Mary Pratt: brutal and bloody, domestic and warm

We are a family that gives each other books for Christmas. And for birthdays, Valentine's Day and anniversaries. Or for no reason or no special day.

We have way too many books already and it's awfully hard to think about parting with them, something everyone finds themselves doing at some point. Our problem is, we have no trashy books. We have the classics and books by or about people we know. We have art and history and architecture and fiction and biography. We have poetry and photographs and, of course, cookbooks.

One day I wasn't feeling well and I set out to count all the books in the house to take my mind off my illness. I was approaching 2,000 when I got distracted. I think I had to go lie down.

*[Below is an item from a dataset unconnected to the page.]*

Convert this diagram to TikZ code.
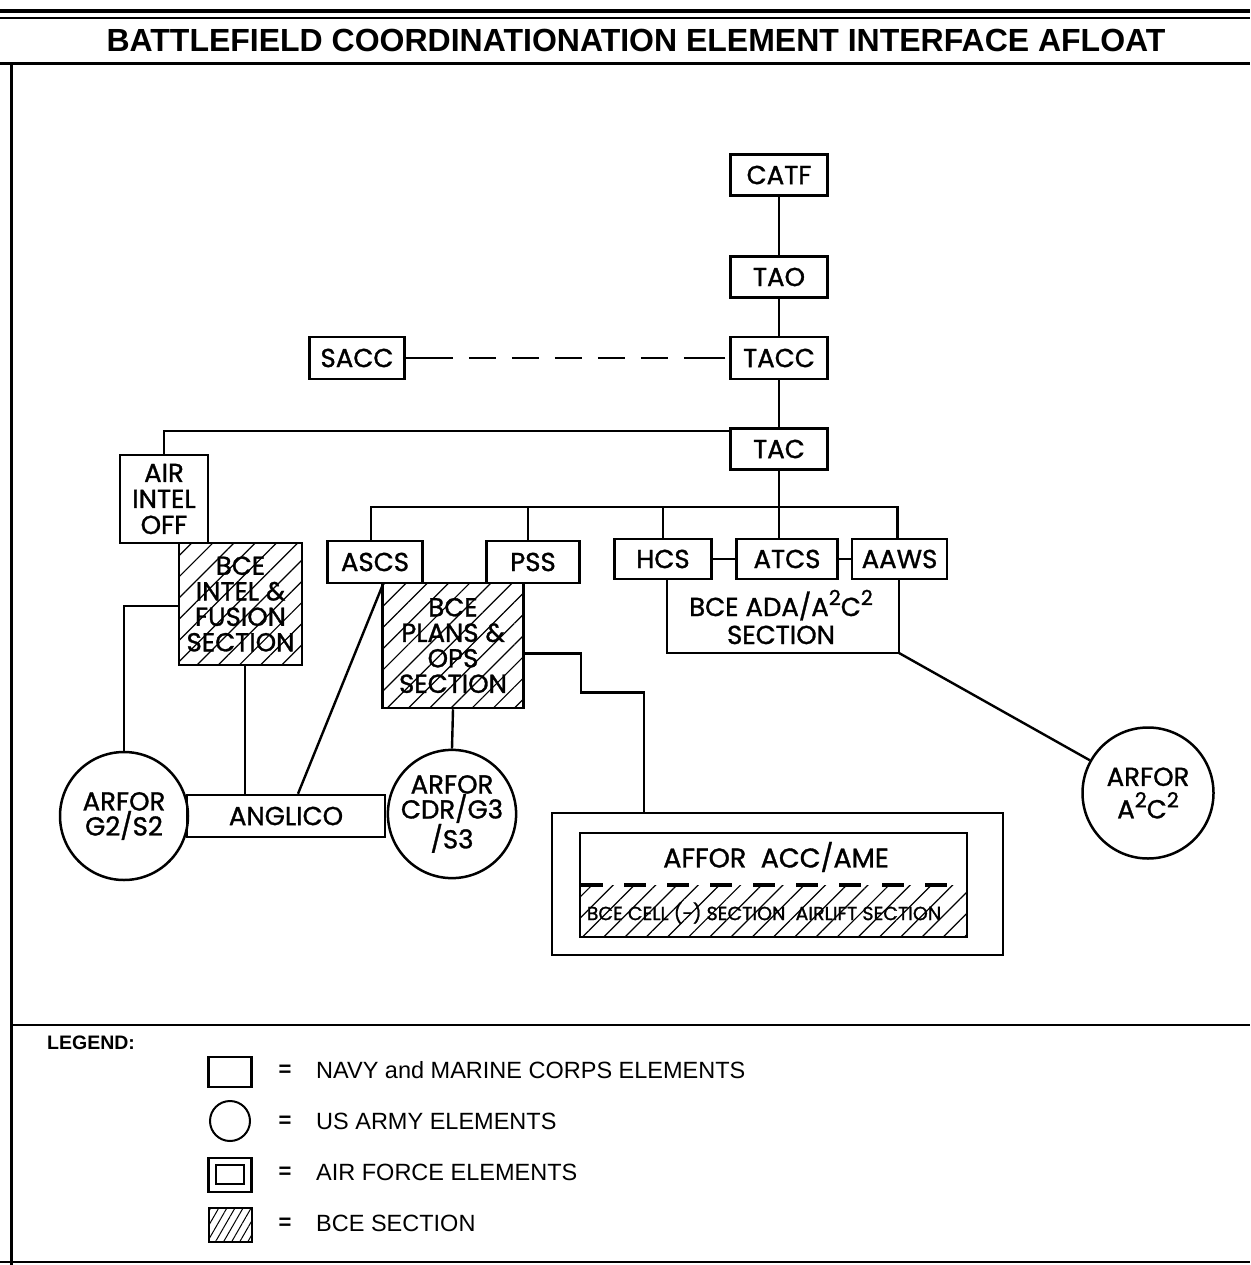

Even with all these books, Dan goes to the library at least once a week and comes home with a stack of books. They all get read.

One of our books from this past Christmas is the Goose Lane edition of Mary Pratt's paintings, published in conjunction with her recent touring exhibition. It's called Mary Pratt.

We went to see her exhibition when it was here in Halifax and although there are many more pictures in this book than we took with our own camera, for some reason we feel a stronger connection when we took the pictures ourselves.

I shared some of the pictures on Facebook last year. Here they are, with my comments. (I haven't reminded you for awhile to click on the photos. For these ones especially, it's nice to see them big.)

Her paintings are beyond real. They're often brutal, often bloody. If it's not blood, it's something that makes you think of blood.

She often paints food, during preparation, before or after meal-time, sometimes raw and just killed. Or maybe in a beautiful bowl or sitting on lace. Often, the food is on foil-wrap or plastic wrap or waxed paper. (The model you can see through the doorway is serious and hauntingly human.)

This is a picture of a wedding dress which was made by a friend of the bride and which hangs on the bride's bedroom door. The marriage is very happy. It reminded me of my wedding dress, also made by a friend — my friend, Joanne Lamey — also hanging on my bedroom door! (My dress is a little nicer but has a little in common with this dress.)

A large cod, in all its gutted glory, delivered to the pristine garden of her home. She liked the contrast. On the right, a butchered moose.

Pictures from the genteel home where she was raised in Fredericton.

It may be that her exhibition is still showing somewhere in the country. You could look it up. One way or another, I do recommend this beautiful book — even though I've been told that my jelly looks prettier than hers. What do you think?

I think she'd be amused at the thought.

Mary Pratt, sitting with her paintings.

1 comment:

  1. I saw the exhibit in Otttawa, and remember her at Mt A. Do you? She and Christopher were a new couple then.